Posted by Anon on Tuesday, 12.17.13 @ 04:29am
Always good to see discoveries such as this pushing the boundaries of scientific knowledge, but if my ECG looked that that, I'd ask a team to stand by with a defibrillator. Such analogy seems to make people draw odd conclusions.
Posted by Anon on Tuesday, 12.17.13 @ 03:45am
I love periodicity. Resonances of harmonic action from collision.
Posted by J. J. Madson on Friday, 05.13.11 @ 22:07pm
I do not believe in all my reading about these objects I ever ran across pulsating black holes. I have read so much maybe I have just forgotten, but all the same very educational as usual, something new learned.

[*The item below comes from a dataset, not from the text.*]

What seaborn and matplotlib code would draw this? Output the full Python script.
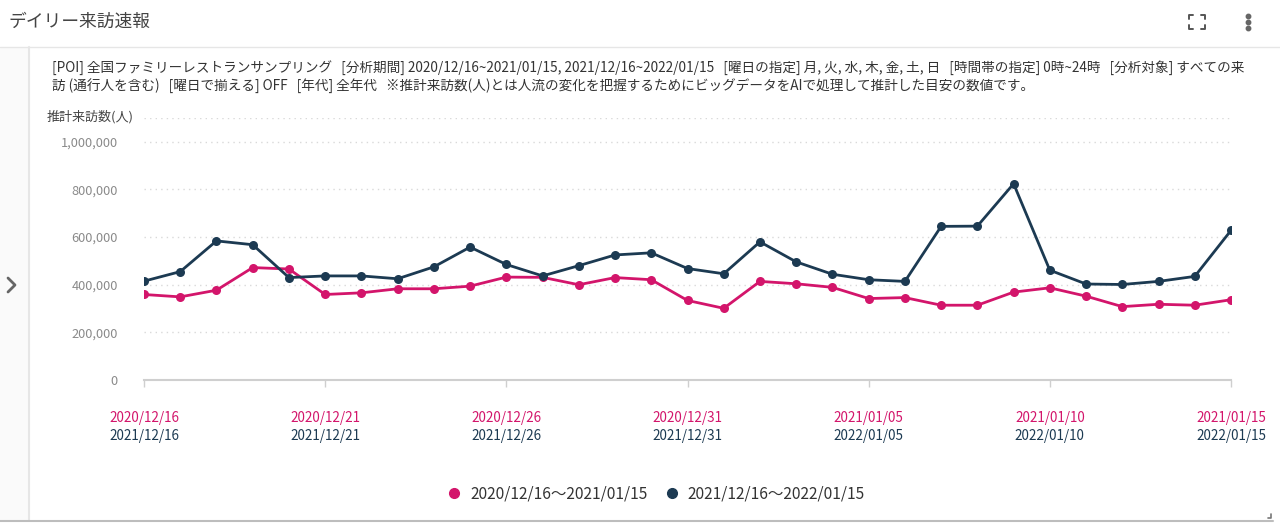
import matplotlib

matplotlib.use("Agg")
import matplotlib.pyplot as plt
import pandas as pd
import seaborn as sns
from matplotlib.lines import Line2D
from matplotlib.patches import Rectangle
from matplotlib.ticker import FuncFormatter

# daily estimated visitors, 12/16 -> 01/15
prev_label = "2020/12/16～2021/01/15"
curr_label = "2021/12/16～2022/01/15"
prev_dates = pd.date_range("2020-12-16", "2021-01-15")
curr_dates = pd.date_range("2021-12-16", "2022-01-15")
prev_visits = [
    359000, 349000, 377000, 472000, 466000, 359000, 366000, 383000, 383000, 394000,
    432000, 431000, 400000, 430000, 421000, 334000, 301000, 414000, 404000, 389000,
    342000, 346000, 314000, 314000, 369000, 387000, 352000, 308000, 318000, 314000, 337000,
]
curr_visits = [
    415000, 455000, 584000, 568000, 430000, 437000, 437000, 425000, 475000, 558000,
    485000, 437000, 480000, 525000, 534000, 468000, 446000, 580000, 496000, 444000,
    421000, 414000, 645000, 646000, 824000, 461000, 403000, 401000, 414000, 435000, 628000,
]
y_ticks = [0, 200000, 400000, 600000, 800000, 1000000]

PINK = "#d3156b"
NAVY = "#1c3a52"

W, H = 1280, 523

df = pd.concat(
    [
        pd.DataFrame({"day": range(len(prev_visits)), "visits": prev_visits, "period": prev_label}),
        pd.DataFrame({"day": range(len(curr_visits)), "visits": curr_visits, "period": curr_label}),
    ]
)

sns.set_theme(style="white")
plt.rcParams["font.family"] = ["Noto Sans CJK JP", "DejaVu Sans"]

fig = plt.figure(figsize=(W / 100, H / 100), dpi=100)
fig.patch.set_facecolor("white")


def px(x, y):
    return x / W, 1 - y / H


# card chrome
fig.patches.append(Rectangle(px(0, 520), 29 / W, 473 / H, transform=fig.transFigure,
                             facecolor="#fafafa", edgecolor="none", zorder=0))
fig.lines.append(Line2D([0, 1], [px(0, 47)[1]] * 2, transform=fig.transFigure, color="#e6e6e6", lw=1))
fig.lines.append(Line2D([px(29, 0)[0]] * 2, [px(0, 47)[1], px(0, 520)[1]], transform=fig.transFigure,
                        color="#e6e6e6", lw=1.5))
fig.lines.append(Line2D([0, px(1273, 0)[0]], [px(0, 520.5)[1]] * 2, transform=fig.transFigure,
                        color="#bdbdbd", lw=1.5))
fig.lines.append(Line2D([px(1268, 0)[0], px(1271, 0)[0], px(1271, 0)[0]],
                        [px(0, 518)[1], px(0, 518)[1], px(0, 514)[1]],
                        transform=fig.transFigure, color="#777777", lw=1.2))
# chevron
fig.lines.append(Line2D([px(8, 0)[0], px(15, 0)[0], px(8, 0)[0]], [px(0, 278)[1], px(0, 285)[1], px(0, 292)[1]],
                        transform=fig.transFigure, color="#666666", lw=2))
# fullscreen icon
for cx, cy, dx, dy in [(1189, 15, 1, 1), (1205, 15, -1, 1), (1189, 29, 1, -1), (1205, 29, -1, -1)]:
    fig.lines.append(Line2D([px(cx + 4 * dx, 0)[0], px(cx, 0)[0], px(cx, 0)[0]],
                            [px(0, cy)[1], px(0, cy)[1], px(0, cy + 4 * dy)[1]],
                            transform=fig.transFigure, color="#555555", lw=1.4))
for cy in (16, 22, 28):
    fig.lines.append(Line2D([px(1248, 0)[0]], [px(0, cy)[1]], transform=fig.transFigure,
                            marker="o", ms=3.2, color="#666666", lw=0))

fig.text(*px(8, 22), "デイリー来訪速報", fontsize=12.8, color="#444444", va="center", ha="left")

desc1 = ("[POI] 全国ファミリーレストランサンプリング   [分析期間] 2020/12/16~2021/01/15, 2021/12/16~2022/01/15   "
         "[曜日の指定] 月, 火, 水, 木, 金, 土, 日   [時間帯の指定] 0時~24時   [分析対象] すべての来")
desc2 = ("訪 (通行人を含む)   [曜日で揃える] OFF   [年代] 全年代   "
         "※推計来訪数(人)とは人流の変化を把握するためにビッグデータをAIで処理して推計した目安の数値です。")
fig.text(*px(52, 68), desc1, fontsize=9.8, color="#333333", va="center", ha="left")
fig.text(*px(52, 86), desc2, fontsize=9.8, color="#333333", va="center", ha="left")
fig.text(*px(47, 117), "推計来訪数(人)", fontsize=9.4, color="#444444", va="center", ha="left")

# plot area: x 144..1231, y 0 at 380, top (1.1M) at 118
left, right, y0, ytop = 144, 1231, 380, 118
ax = fig.add_axes([left / W, 1 - y0 / H, (right - left) / W, (y0 - ytop) / H])
ax.set_facecolor("none")

sns.lineplot(data=df, x="day", y="visits", hue="period", palette={prev_label: PINK, curr_label: NAVY},
             marker="o", markersize=6.5, markeredgewidth=0, linewidth=2, legend=False, ax=ax)

ax.set_xlim(0, len(prev_visits) - 1)
ax.set_ylim(0, 1100000)
ax.set_yticks(y_ticks + [1100000])
ax.yaxis.set_major_formatter(FuncFormatter(lambda v, _: f"{int(v):,}" if v <= 1000000 else ""))
ax.tick_params(axis="y", length=0, pad=19, labelsize=9.2, labelcolor="#8a8a8a")
ax.grid(axis="y", color="#d9d9d9", linestyle=(0, (1, 3)), linewidth=1)
ax.set_xlabel("")
ax.set_ylabel("")
for side in ("top", "right", "left"):
    ax.spines[side].set_visible(False)
ax.spines["bottom"].set_color("#cfcfcf")
ax.spines["bottom"].set_linewidth(1.5)

tick_days = list(range(0, len(prev_visits), 5))
ax.set_xticks(tick_days)
ax.set_xticklabels([])
ax.tick_params(axis="x", length=5, width=1, color="#cfcfcf", direction="out", bottom=True)
for d in tick_days:
    ax.text(d, -(418 - y0) / (y0 - ytop), prev_dates[d].strftime("%Y/%m/%d"), transform=ax.get_xaxis_transform(),
            ha="center", va="center", fontsize=9.7, color=PINK)
    ax.text(d, -(436 - y0) / (y0 - ytop), curr_dates[d].strftime("%Y/%m/%d"), transform=ax.get_xaxis_transform(),
            ha="center", va="center", fontsize=9.7, color=NAVY)

handles = [
    Line2D([], [], marker="o", linestyle="", color=PINK, markersize=7, label=prev_label),
    Line2D([], [], marker="o", linestyle="", color=NAVY, markersize=7, label=curr_label),
]
fig.legend(handles=handles, loc="center", bbox_to_anchor=px(652, 494), ncol=2, frameon=False,
           fontsize=11.2, handletextpad=0.05, columnspacing=0.5, labelcolor="#333333")

fig.savefig("out.png", dpi=100, facecolor="white")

I have a question for you Les, what do you mean by a living being? I would like to know what your thoughts on this is not to be arguing with you. Very interesting notion.
Marvin L. S.
Posted by Marvin L. S. on Saturday, 01.22.11 @ 17:11pm
Adil, GRS stands for Gamma Ray Source. Given that it is a compact object measuring as much as 14 times the mass of the Sun, astronomers suspect that it is a black hole.
Posted by Navneeth on Thursday, 01.20.11 @ 14:35pm
Is it just a "heartbeat" that makes one think of life? I see a visual connection to life when looking at the universe. As in microscopic sea life forms.
Posted by Roy Koch on Sunday, 01.16.11 @ 10:12am
Patrick, In the absence of any other forces, a black hole that isn't feeding off another star would keep spinning more or less forever.
Stephen Hawking predicted that black holes should evaporate very "slowly". For a black hole like GRS 1915+105 this evaporation will take trillions and trillions and trillions of times longer than the current age of the universe.
So basically, isolated, inactive black holes just sit there forever.
Posted by Joey Neilsen on Thursday, 01.13.11 @ 17:15pm
Very interesting report. I always suspected pulsating Black Holes, but could not explain to myself at what rate
this might happen.
Also of interest, the fact that there is not just an intake of material, but that at the rim of the disc there are winds expelling matter outwards.
But my real question is, what happens when the work of a Black Hole finishes? I mean what does a Black Hole turn to, once it has exhausted its activity? We know that at the core there is solidified matter that swirls at incredible speeds, does it just stop?
Posted by Patrick S. Selitrenny on Thursday, 01.13.11 @ 09:28am
What actually is this GRS 1915?
Posted by Adil on Thursday, 01.13.11 @ 02:05am
Appears that the term "Universe" needs to be rethought as new data leads one to believe that we exist within a living being.